First Bellwether Trial Over Chemotherapy Drug Taxotere Ends in Defense Verdict
Sanofi-Aventis won the first bellwether trial over its chemotherapy drug Taxotere after a federal jury in New Orleans came out with a defense verdict late Thursday. About 12,000 lawsuits have been filed across the country.
September 27, 2019 at 02:00 PM
3 minute read
The original version of this story was published on Law.com
Sanofi-Aventis U.S. LLC won the first bellwether trial over its chemotherapy drug Taxotere after a federal jury in New Orleans came out with a defense verdict.

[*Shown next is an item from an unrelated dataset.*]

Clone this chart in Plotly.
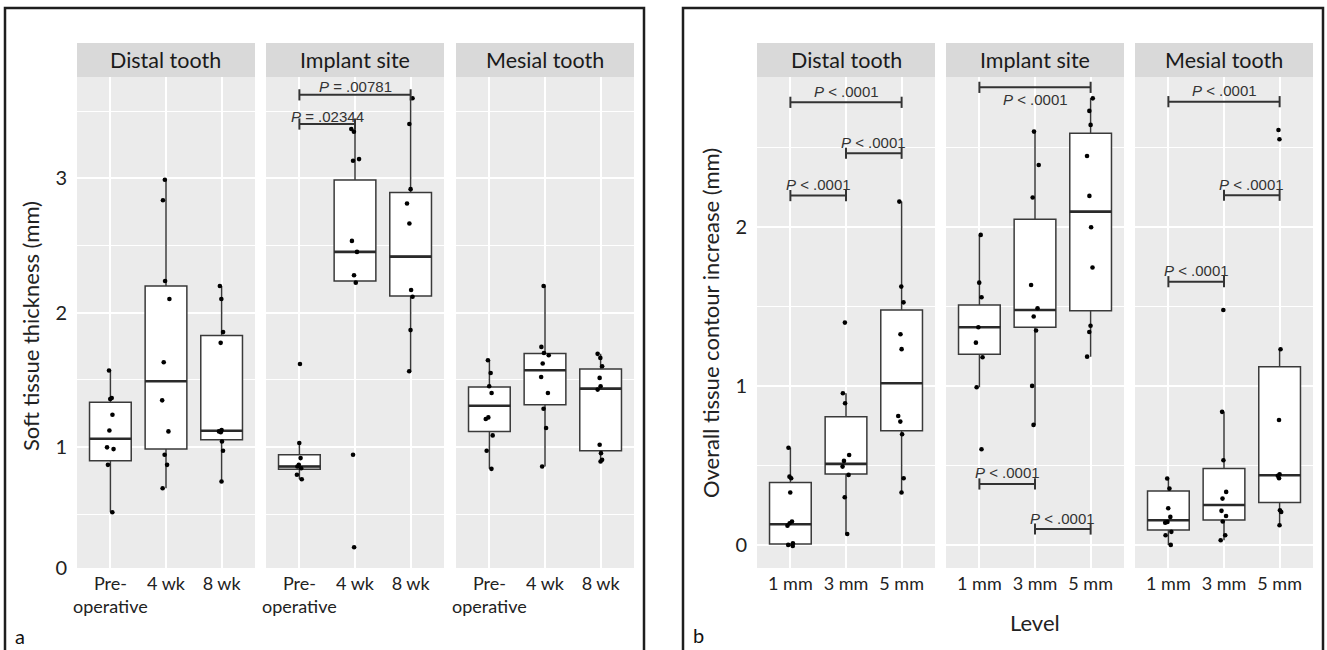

The verdict, rendered late Thursday, comes after two weeks of trial and a few hours of deliberations, according to Sanofi, represented by Shook, Hardy & Bacon and New Orleans-based Irwin Fritchie Urquhart & Moore. It's the first trial to come out of the multidistrict litigation, which involves nearly 12,000 lawsuits.
"We are pleased with the jury's decision," said Hildy Sastre, lead trial counsel for Sanofi and a partner in the Miami office of Shook, Hardy & Bacon. "Taxotere remains an important chemotherapy option, and we appreciate the jury's determination that Taxotere was not the cause of Plaintiffs alleged injury."
Sastre tried the case with Jon Strongman, also of Shook, Hardy & Bacon, in Kansas City, Missouri.
Lawyers for the plaintiff, Barbara Earnest, diagnosed with breast cancer in 2011, were Darin Schanker of Denver's Bachus & Schanker and Rand Nolen of Fleming Nolen Jez in Houston. Co-lead counsel in the multidistrict litigation are Karen Barth Menzies, a partner at Gibbs Law Group in Oakland, California, and Christopher Coffin of PBC in New Orleans.
"We are certainly disappointed in the verdict," Coffin wrote in an email. "However, the trial was littered with evidentiary violations by the defense that were highly prejudicial to Mrs. Earnest. So much so that the Court had to give the jury curative instructions on three separate occasions, and we were compelled to move for a mistrial before closing arguments. Mrs. Earnest intends to seek appropriate post-trial relief."
The lawsuits allege that Taxotere, used in the treatment of breast cancer, caused permanent hair loss, or alopecia areata—a side effect the U.S. Food and Drug Administration acknowledged in a labeling change in 2015.
The jury, however, found that Taxotere did not cause Earnest's permanent hair loss.
The litigation has sparked big fights on both sides. Years earlier, plaintiffs attorneys threatened sanctions against Sanofi for filing a motion in an attempt to get information on outside funding in the litigation. Sanofi, in a renewed motion, raised concerns about fee arrangements with doctors, medical screenings of plaintiffs and outside funders that allowed doctors to charge inflated costs on medical liens.
Ahead of this month's trial, plaintiffs attorneys moved to bar attacks on their profession.
Sanofi also made a failed attempt to delay the trial, citing this year's Merck Sharp & Dohme v. Albrecht decision by the U.S. Supreme Court. U.S. District Judge Jane Milazzo of the Eastern District of Louisiana denied Sanofi's summary judgment motion, even under the requirements set forth in Merck, but only as to Earnest's trial.
Hundreds more Taxotere cases are pending in New Jersey state courts.